* [RECORDED DATA]:

---*---

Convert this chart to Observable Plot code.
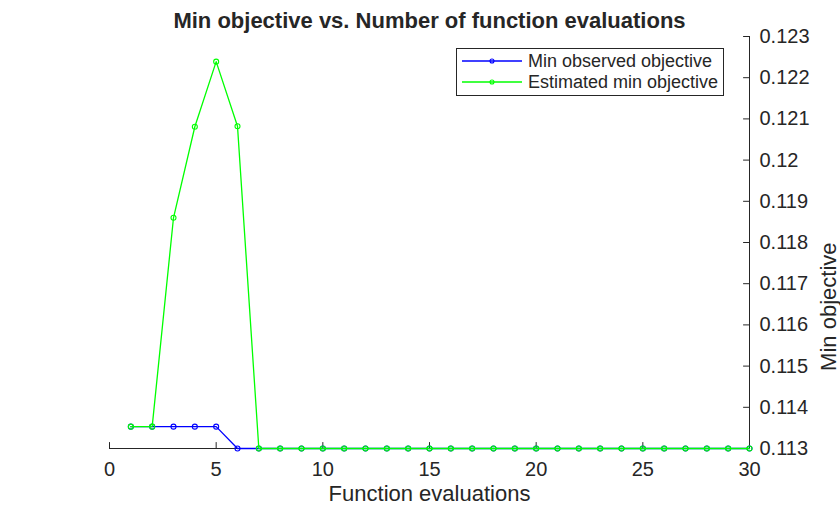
<!DOCTYPE html>
<html>
<head>
<meta charset="utf-8">
<script src="https://cdn.jsdelivr.net/npm/d3@7"></script>
<script src="https://cdn.jsdelivr.net/npm/@observablehq/plot@0.6"></script>
<style>
  html, body { margin: 0; padding: 0; background: white; }
  #chart { position: relative; width: 840px; height: 506px; }
</style>
</head>
<body>
<div id="chart"></div>
<script>
const evals = [1,2,3,4,5,6,7,8,9,10,11,12,13,14,15,16,17,18,19,20,21,22,23,24,25,26,27,28,29,30];
const minObserved = [0.11353,0.11353,0.11353,0.11353,0.11353,0.113,0.113,0.113,0.113,0.113,
  0.113,0.113,0.113,0.113,0.113,0.113,0.113,0.113,0.113,0.113,
  0.113,0.113,0.113,0.113,0.113,0.113,0.113,0.113,0.113,0.113];
const estimatedMin = [0.11353,0.11353,0.1186,0.12081,0.12239,0.12082,0.113,0.113,0.113,0.113,
  0.113,0.113,0.113,0.113,0.113,0.113,0.113,0.113,0.113,0.113,
  0.113,0.113,0.113,0.113,0.113,0.113,0.113,0.113,0.113,0.113];
const xTicks = [0,5,10,15,20,25,30];
const yTicks = [0.113,0.114,0.115,0.116,0.117,0.118,0.119,0.12,0.121,0.122,0.123];
const yTickLabels = ["0.113","0.114","0.115","0.116","0.117","0.118","0.119","0.12","0.121","0.122","0.123"];
const seriesNames = ["Min observed objective","Estimated min objective"];
const seriesColors = ["#0000ff","#00ff00"];
const titleText = "Min objective vs. Number of function evaluations";
const xLabel = "Function evaluations";
const yLabel = "Min objective";

const observedRows = evals.map((e, i) => ({x: e, y: minObserved[i]}));
const estimatedRows = evals.map((e, i) => ({x: e, y: estimatedMin[i]}));
const axisColor = "#262626";
const font = "'Liberation Sans', Arial, sans-serif";
const xMin = xTicks[0], xMax = xTicks[xTicks.length - 1];
const yMin = yTicks[0], yMax = yTicks[yTicks.length - 1];

// inward tick shape: straight segment from anchor point along the vector direction
const tickShape = {draw(context, l) { context.moveTo(0, 0); context.lineTo(0, -l); }};

const chart = Plot.plot({
  width: 840,
  height: 506,
  marginLeft: 109,
  marginRight: 91,
  marginTop: 36,
  marginBottom: 58,
  style: {fontFamily: font, color: axisColor, background: "white", overflow: "visible"},
  x: {domain: [xMin, xMax]},
  y: {domain: [yMin, yMax]},
  marks: [
    Plot.ruleY([yMin], {stroke: axisColor, strokeWidth: 1}),
    Plot.ruleX([xMax], {stroke: axisColor, strokeWidth: 1}),
    Plot.vector(xTicks, {x: d => d, y: yMin, length: 6, rotate: 0, anchor: "start", shape: tickShape, stroke: axisColor, strokeWidth: 1}),
    Plot.vector(yTicks, {x: xMax, y: d => d, length: 6, rotate: -90, anchor: "start", shape: tickShape, stroke: axisColor, strokeWidth: 1}),
    Plot.axisX({ticks: xTicks, tickSize: 0, tickPadding: 13, fontSize: 20, label: null,
      tickFormat: d => String(d), fill: axisColor}),
    Plot.axisY({anchor: "right", ticks: yTicks, tickSize: 0, tickPadding: 10, fontSize: 20, label: null,
      tickFormat: d => yTickLabels[yTicks.indexOf(d)], fill: axisColor}),
    Plot.line(observedRows, {x: "x", y: "y", stroke: seriesColors[0], strokeWidth: 1.3}),
    Plot.dot(observedRows, {x: "x", y: "y", r: 2.5, stroke: seriesColors[0], fill: "none", strokeWidth: 1.1}),
    Plot.line(estimatedRows, {x: "x", y: "y", stroke: seriesColors[1], strokeWidth: 1.3}),
    Plot.dot(estimatedRows, {x: "x", y: "y", r: 2.5, stroke: seriesColors[1], fill: "none", strokeWidth: 1.1}),
    Plot.text([titleText], {frameAnchor: "top", dy: -16, lineAnchor: "middle", fontSize: 22, fontWeight: "bold", fill: axisColor}),
    Plot.text([xLabel], {frameAnchor: "bottom", dy: 45, lineAnchor: "middle", fontSize: 22, fill: axisColor}),
    Plot.text([yLabel], {frameAnchor: "right", dx: 79, rotate: -90, lineAnchor: "middle", fontSize: 22, fill: axisColor})
  ]
});

document.getElementById("chart").appendChild(chart);

// Legend (layout element)
const svg = d3.select(chart);
const lg = svg.append("g").attr("transform", "translate(456,48)");
lg.append("rect").attr("x", 0.5).attr("y", 0.5).attr("width", 267).attr("height", 47)
  .attr("fill", "white").attr("stroke", axisColor).attr("stroke-width", 1);
seriesNames.forEach((name, i) => {
  const cy = 13 + i * 21;
  lg.append("line").attr("x1", 6).attr("x2", 66).attr("y1", cy).attr("y2", cy)
    .attr("stroke", seriesColors[i]).attr("stroke-width", 1.3);
  lg.append("circle").attr("cx", 36).attr("cy", cy).attr("r", 2)
    .attr("fill", "none").attr("stroke", seriesColors[i]).attr("stroke-width", 1.1);
  lg.append("text").attr("x", 72).attr("y", cy).attr("dy", "0.35em")
    .attr("text-anchor", "start")
    .attr("font-size", 18).attr("font-family", font).attr("fill", axisColor).text(name);
});
</script>
</body>
</html>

---*---

Output the lines above in full and exactly as given, omitting any pictures.

* [RESPONSE TO THIS EXERCISE]:
Convert this chart to Observable Plot code.
<!DOCTYPE html>
<html>
<head>
<meta charset="utf-8">
<script src="https://cdn.jsdelivr.net/npm/d3@7"></script>
<script src="https://cdn.jsdelivr.net/npm/@observablehq/plot@0.6"></script>
<style>
  html, body { margin: 0; padding: 0; background: white; }
  #chart { position: relative; width: 840px; height: 506px; }
</style>
</head>
<body>
<div id="chart"></div>
<script>
const evals = [1,2,3,4,5,6,7,8,9,10,11,12,13,14,15,16,17,18,19,20,21,22,23,24,25,26,27,28,29,30];
const minObserved = [0.11353,0.11353,0.11353,0.11353,0.11353,0.113,0.113,0.113,0.113,0.113,
  0.113,0.113,0.113,0.113,0.113,0.113,0.113,0.113,0.113,0.113,
  0.113,0.113,0.113,0.113,0.113,0.113,0.113,0.113,0.113,0.113];
const estimatedMin = [0.11353,0.11353,0.1186,0.12081,0.12239,0.12082,0.113,0.113,0.113,0.113,
  0.113,0.113,0.113,0.113,0.113,0.113,0.113,0.113,0.113,0.113,
  0.113,0.113,0.113,0.113,0.113,0.113,0.113,0.113,0.113,0.113];
const xTicks = [0,5,10,15,20,25,30];
const yTicks = [0.113,0.114,0.115,0.116,0.117,0.118,0.119,0.12,0.121,0.122,0.123];
const yTickLabels = ["0.113","0.114","0.115","0.116","0.117","0.118","0.119","0.12","0.121","0.122","0.123"];
const seriesNames = ["Min observed objective","Estimated min objective"];
const seriesColors = ["#0000ff","#00ff00"];
const titleText = "Min objective vs. Number of function evaluations";
const xLabel = "Function evaluations";
const yLabel = "Min objective";

const observedRows = evals.map((e, i) => ({x: e, y: minObserved[i]}));
const estimatedRows = evals.map((e, i) => ({x: e, y: estimatedMin[i]}));
const axisColor = "#262626";
const font = "'Liberation Sans', Arial, sans-serif";
const xMin = xTicks[0], xMax = xTicks[xTicks.length - 1];
const yMin = yTicks[0], yMax = yTicks[yTicks.length - 1];

// inward tick shape: straight segment from anchor point along the vector direction
const tickShape = {draw(context, l) { context.moveTo(0, 0); context.lineTo(0, -l); }};

const chart = Plot.plot({
  width: 840,
  height: 506,
  marginLeft: 109,
  marginRight: 91,
  marginTop: 36,
  marginBottom: 58,
  style: {fontFamily: font, color: axisColor, background: "white", overflow: "visible"},
  x: {domain: [xMin, xMax]},
  y: {domain: [yMin, yMax]},
  marks: [
    Plot.ruleY([yMin], {stroke: axisColor, strokeWidth: 1}),
    Plot.ruleX([xMax], {stroke: axisColor, strokeWidth: 1}),
    Plot.vector(xTicks, {x: d => d, y: yMin, length: 6, rotate: 0, anchor: "start", shape: tickShape, stroke: axisColor, strokeWidth: 1}),
    Plot.vector(yTicks, {x: xMax, y: d => d, length: 6, rotate: -90, anchor: "start", shape: tickShape, stroke: axisColor, strokeWidth: 1}),
    Plot.axisX({ticks: xTicks, tickSize: 0, tickPadding: 13, fontSize: 20, label: null,
      tickFormat: d => String(d), fill: axisColor}),
    Plot.axisY({anchor: "right", ticks: yTicks, tickSize: 0, tickPadding: 10, fontSize: 20, label: null,
      tickFormat: d => yTickLabels[yTicks.indexOf(d)], fill: axisColor}),
    Plot.line(observedRows, {x: "x", y: "y", stroke: seriesColors[0], strokeWidth: 1.3}),
    Plot.dot(observedRows, {x: "x", y: "y", r: 2.5, stroke: seriesColors[0], fill: "none", strokeWidth: 1.1}),
    Plot.line(estimatedRows, {x: "x", y: "y", stroke: seriesColors[1], strokeWidth: 1.3}),
    Plot.dot(estimatedRows, {x: "x", y: "y", r: 2.5, stroke: seriesColors[1], fill: "none", strokeWidth: 1.1}),
    Plot.text([titleText], {frameAnchor: "top", dy: -16, lineAnchor: "middle", fontSize: 22, fontWeight: "bold", fill: axisColor}),
    Plot.text([xLabel], {frameAnchor: "bottom", dy: 45, lineAnchor: "middle", fontSize: 22, fill: axisColor}),
    Plot.text([yLabel], {frameAnchor: "right", dx: 79, rotate: -90, lineAnchor: "middle", fontSize: 22, fill: axisColor})
  ]
});

document.getElementById("chart").appendChild(chart);

// Legend (layout element)
const svg = d3.select(chart);
const lg = svg.append("g").attr("transform", "translate(456,48)");
lg.append("rect").attr("x", 0.5).attr("y", 0.5).attr("width", 267).attr("height", 47)
  .attr("fill", "white").attr("stroke", axisColor).attr("stroke-width", 1);
seriesNames.forEach((name, i) => {
  const cy = 13 + i * 21;
  lg.append("line").attr("x1", 6).attr("x2", 66).attr("y1", cy).attr("y2", cy)
    .attr("stroke", seriesColors[i]).attr("stroke-width", 1.3);
  lg.append("circle").attr("cx", 36).attr("cy", cy).attr("r", 2)
    .attr("fill", "none").attr("stroke", seriesColors[i]).attr("stroke-width", 1.1);
  lg.append("text").attr("x", 72).attr("y", cy).attr("dy", "0.35em")
    .attr("text-anchor", "start")
    .attr("font-size", 18).attr("font-family", font).attr("fill", axisColor).text(name);
});
</script>
</body>
</html>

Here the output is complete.